Attendees received a warm welcome from Laura Jacob, president of the IEEE’s Society on Social Implications of Technology, and Professor Farid Najm, chair of the Edward S. Rogers Sr. Department of Electrical & Computer Engineering. Conference Organizing Chair Ryan Janzen, an ECE PhD student in Professor Steve Mann‘s EyeTap Laboratory, officially opened the event.

Mann, often called ‘the father of wearable computing,’ delivered the day’s first keynote on the opposing concepts of surveillance (to watch from above) and sousveillance (to watch from below).

“Surveillance and sousveillance is kind of 21st century, us vs. them,” said Mann. “Sousveillance is the veillance of integrity, of honesty.”

Mann proposed extracting the value-neutral term, veillance, to describe our new watchful society—a world in which everything, and everyone, is equipped with cameras and monitoring devices.

Ray Kurzweil, renowned futurist, author, inventor and now director of engineering at Google, delivered his keynote in a Google+ ‘hangout’ session from his office in California. Kurzweil spoke of a disconnect between how the human mind conceives of progress, and the pace at which society is actually progressing.

Photograph of Google+ Hangout with Ray Kurzweil
Ray Kurzweil addresses the conference via Google+ ‘hangout’ June 27, 2013.
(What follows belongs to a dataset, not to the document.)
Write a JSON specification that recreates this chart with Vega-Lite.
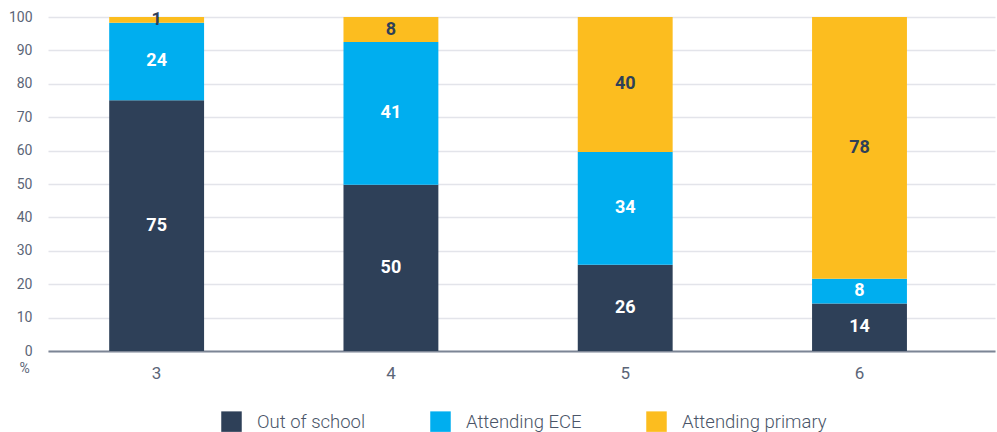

“Our intuition about the future is linear, not exponential,” said Kurzweil. We predict the future in direct proportion to the past, and “anticipate things will change at a constant pace.” Not so, he said—our technological capability is growing exponentially, even as its cost decreases exponentially.

“Ultimately [computers] will go inside our brains and become gateways for our neocortical structures into the cloud,” he said. “We will create a brain to overcome the greatest challenges of humanity.”

The ‘father of artificial intelligence,’ Marvin Minsky, delivered the morning’s final keynote. “2001 is past, but where is Hal?” he asked in his presentation. “Soon we’ll need machines that use more commonsense knowledge and reasoning.”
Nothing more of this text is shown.